The Orb of Cairado by Katherine Addison

After being stung by The Tomb of Dragons earlier this year, I was a little wary of this one and then terribly relieved to enjoy it heaps! It was a nice self-contained adventure with some nice bits of worldbuilding and character arcs, a fun little adventure plot, and very little of the baggage of the Cemeteries of Amalo trilogy. Didn't have enough space to do much that was deep or expand out a few things I'd have liked to have seen more of, but was a reminder to me of why I like Addison and this world, anyway! With a side of Addison having some Feelings About Academia that she clearly needed to work out.

The Mischievous Letters of the Marquise de Q by Felicia Davin

I enjoyed the first book in this series a lot and it's a terrible shame it took me this long to get to the second one! Especially in my Year of Epistolary which is only intermittently happening because I'm trying to ration things, whoops. Anyway, Davin wanted to write fantasy with high stakes but not world-changing stakes, so these books are harrowing, and they tend to be harrowing in a very personal way, with powerful people abusing that power in the worst kinds of ways. However, they are also unabashedly queer and full of people trying their best in complicated and strange circumstances, and the worldbuilding is fun, it's 1820s France and the magic is very ... mmm, Warehouse 13 but better? A rather niche comparison these days, but it's the best I've got. I think the third is out too, I'll look forward to reading it soon!

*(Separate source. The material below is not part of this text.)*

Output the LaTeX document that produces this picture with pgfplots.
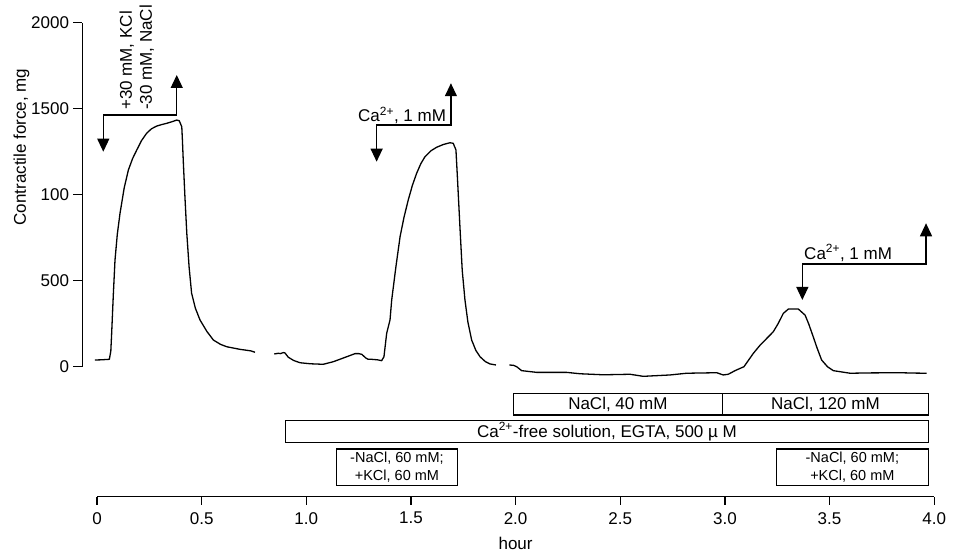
\documentclass[border=0pt]{standalone}
\usepackage{fontspec}
\setmainfont{Liberation Sans}
\usepackage{pgfplots}
\pgfplotsset{compat=1.18}
\usetikzlibrary{arrows.meta}
\newcommand{\fbig}{\fontsize{17}{20}\selectfont}
\newcommand{\fsmall}{\fontsize{14.5}{17.7}\selectfont}
\begin{document}
\begin{tikzpicture}
\begin{axis}[
  width=851.7pt, height=344pt, scale only axis,
  xmin=-0.0693, xmax=4.0, ymin=0, ymax=2000,
  clip=false,
  axis x line=none, axis y line=left,
  axis line style={-, line width=1.2pt},
  ytick={0,500,1000,1500,2000},
  yticklabels={0,500,100,1500,2000},
  tick align=outside, major tick length=9pt,
  tick style={line width=1.2pt, black},
  yticklabel style={font=\fbig, xshift=-1pt},
  ylabel={Contractile force, mg},
  every axis y label/.style={at={(axis description cs:-0.0716,0.6387)}, rotate=90, anchor=center, font=\fbig},
]
\addplot[black, line width=1.3pt, line join=round] coordinates {
(-0.01,39) (0.02,40) (0.059,43) (0.066,90) (0.070,194) (0.078,420) (0.086,620) (0.097,770) (0.110,892) (0.130,1040) (0.150,1144) (0.170,1210) (0.190,1260) (0.213,1315) (0.237,1357) (0.260,1383) (0.285,1399) (0.310,1408) (0.333,1415) (0.360,1425) (0.381,1434) (0.393,1430) (0.405,1395) (0.408,1320) (0.412,1202) (0.420,990) (0.429,776) (0.440,580) (0.452,427) (0.470,340) (0.492,272) (0.525,205) (0.556,155) (0.590,130) (0.620,116) (0.683,101) (0.735,92) (0.755,84)
};
\addplot[black, line width=1.3pt, line join=round] coordinates {
(0.847,74) (0.866,78) (0.876,76) (0.890,82) (0.898,80) (0.914,55) (0.94,36) (0.970,23) (1.02,17) (1.06,15) (1.081,14) (1.10,20) (1.129,29) (1.18,52) (1.233,76) (1.250,76) (1.265,72) (1.285,50) (1.296,43) (1.312,43) (1.340,40) (1.360,35) (1.371,58) (1.384,194) (1.400,272) (1.408,388) (1.428,580) (1.448,756) (1.467,870) (1.487,969) (1.507,1055) (1.527,1124) (1.547,1180) (1.567,1221) (1.595,1255) (1.623,1276) (1.655,1292) (1.686,1302) (1.702,1299) (1.715,1260) (1.722,1100) (1.734,814) (1.745,560) (1.758,388) (1.772,260) (1.790,155) (1.810,95) (1.830,58) (1.855,30) (1.878,16) (1.906,10)
};
\addplot[black, line width=1.3pt, line join=round] coordinates {
(1.970,10) (1.990,8) (2.005,0) (2.029,-23) (2.101,-33) (2.244,-33) (2.308,-41) (2.419,-47) (2.547,-44) (2.610,-56) (2.738,-48) (2.817,-38) (2.961,-35) (2.992,-48) (3.016,-44) (3.050,-22) (3.091,0) (3.136,78) (3.168,125) (3.231,203) (3.255,252) (3.279,310) (3.303,335) (3.351,335) (3.383,300) (3.400,250) (3.422,174) (3.440,110) (3.462,39) (3.490,0) (3.518,-23) (3.598,-38) (3.70,-36) (3.837,-35) (3.900,-37) (3.964,-38)
};
% arrows
\draw[line width=1.2pt, {Triangle[length=13pt,width=12pt]}-{Triangle[length=13pt,width=12pt]}]
  (axis cs:0.030,1250) -- (axis cs:0.030,1463) -- (axis cs:0.381,1463) -- (axis cs:0.381,1696);
\draw[line width=1.2pt, {Triangle[length=13pt,width=12pt]}-{Triangle[length=13pt,width=12pt]}]
  (axis cs:1.336,1192) -- (axis cs:1.336,1405) -- (axis cs:1.691,1405) -- (axis cs:1.691,1648);
\draw[line width=1.2pt, {Triangle[length=13pt,width=12pt]}-{Triangle[length=13pt,width=12pt]}]
  (axis cs:3.370,388) -- (axis cs:3.370,597) -- (axis cs:3.961,597) -- (axis cs:3.961,834);
\node[rotate=90, anchor=west, align=left, inner sep=0pt, font=\fbig] at (axis cs:0.190,1492) {+30 mM, KCl\\-30 mM, NaCl};
\node[anchor=base west, inner sep=0pt, font=\fbig] at (axis cs:1.247,1424) {Ca\textsuperscript{2+}, 1 mM};
\node[anchor=base west, inner sep=0pt, font=\fbig] at (axis cs:3.378,626) {Ca\textsuperscript{2+}, 1 mM};
% boxes
\draw[line width=1.2pt] (axis cs:1.989,-155) rectangle (axis cs:2.988,-281);
\draw[line width=1.2pt] (axis cs:2.988,-155) rectangle (axis cs:3.972,-281);
\draw[line width=1.2pt] (axis cs:0.901,-314) rectangle (axis cs:3.972,-442);
\draw[line width=1.2pt] (axis cs:1.145,-478) rectangle (axis cs:1.721,-693);
\draw[line width=1.2pt] (axis cs:3.246,-478) rectangle (axis cs:3.972,-693);
\node[font=\fbig] at (axis cs:2.4885,-218) {NaCl, 40 mM};
\node[font=\fbig] at (axis cs:3.48,-218) {NaCl, 120 mM};
\node[font=\fbig] at (axis cs:2.4365,-378) {Ca\textsuperscript{2+}-free solution, EGTA, 500 µ M};
\node[font=\fsmall, align=center] at (axis cs:1.433,-585.5) {-NaCl, 60 mM;\\+KCl, 60 mM};
\node[font=\fsmall, align=center] at (axis cs:3.609,-585.5) {-NaCl, 60 mM;\\+KCl, 60 mM};
\end{axis}
\begin{axis}[
  at={(14.5pt,-130pt)}, anchor=south west,
  width=837.2pt, height=10pt, scale only axis,
  xmin=0, xmax=4, ymin=0, ymax=1,
  axis x line=bottom, axis y line=none,
  axis line style={-, line width=1.2pt},
  xtick={0,0.5,1,1.5,2,2.5,3,3.5,4},
  xticklabels={0,0.5,1.0,1.5,2.0,2.5,3.0,3.5,4.0},
  tick align=outside, major tick length=8pt,
  tick style={line width=1.2pt, black},
  xticklabel style={font=\fbig, yshift=-4pt},
  xlabel={hour},
  every axis x label/.style={at={(axis description cs:0.5,0)}, anchor=center, yshift=-47pt, font=\fbig},
]
\addplot[draw=none] coordinates {(0,0)};
\end{axis}
\pgfresetboundingbox
\path (-82.5pt,-187.3pt) rectangle (874.5pt,366.7pt);
\end{tikzpicture}
\end{document}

Adam and Evie's Matchmaking Tour by Nora Nguyen

A very competent contemporary romance, thank goodness! Didn't feel as samey as so many romcoms do. A woman, to inherit the house of her beloved aunt, has to go on a matchmaking tour in Vietnam, where she meets the grumpy CMO of the company running the tours. The chemistry is good, the secondary characters are good, the main characters are both offered other love interests and lives they could be happy with and in but still choose each other in the end, it's just overall really nice! There are a lot of endings that could have felt good, and the one Nguyen chose leaned a little bit more fairy tale than I felt like I could truly believe, but you know what, so often people try to force Realism when I want the fairy tale, I will HAPPILY take someone doing the opposite.

The Last Hour Between Worlds by Melissa Caruso

Had this sitting around for a while! Enjoyable, predictable in a fun way romance-wise while having lots of fun twists and turns plot-wise. I didn't mind the first person POV as much as I sometimes do. This is a party that ends up in a time loop that takes it further and further into chaotic realities while powerful entities treat the party as a gameboard for some pretty universal stakes, and I very much enjoyed the machinations and the character putting that together. The ending was maybe a bit pat, but eh, when have I ever minded things being pat before? I'm not sure I'll read further books in the series, which are apparently coming, but I enjoyed it for what it was, especially as an airplane book.

That's all for this time! I'm finally maybe kind of starting to get my shelves under control, so I'm going to try very hard to continue with that.

chestnut_pod: A close-up photograph of my auburn hair in a French braid (Default)

[personal profile] chestnut_pod 2025-07-09 08:44 pm (UTC)(link)
There is something wonderful about the airport gate! It's a really permissive reading space.
scintilla10: vintage fashion illustration of a lady in a white dress standing in front of a peacock (Vintage - fashion peacock)

[personal profile] scintilla10 2025-07-13 07:43 am (UTC)(link)
Sounds like your flights were well-spent! ;D

I appreciate Milan's commitment to finding different beats in the romance form Yes, I've been loving this about Milan's more recent books! It makes a nice change from the third-act breakup.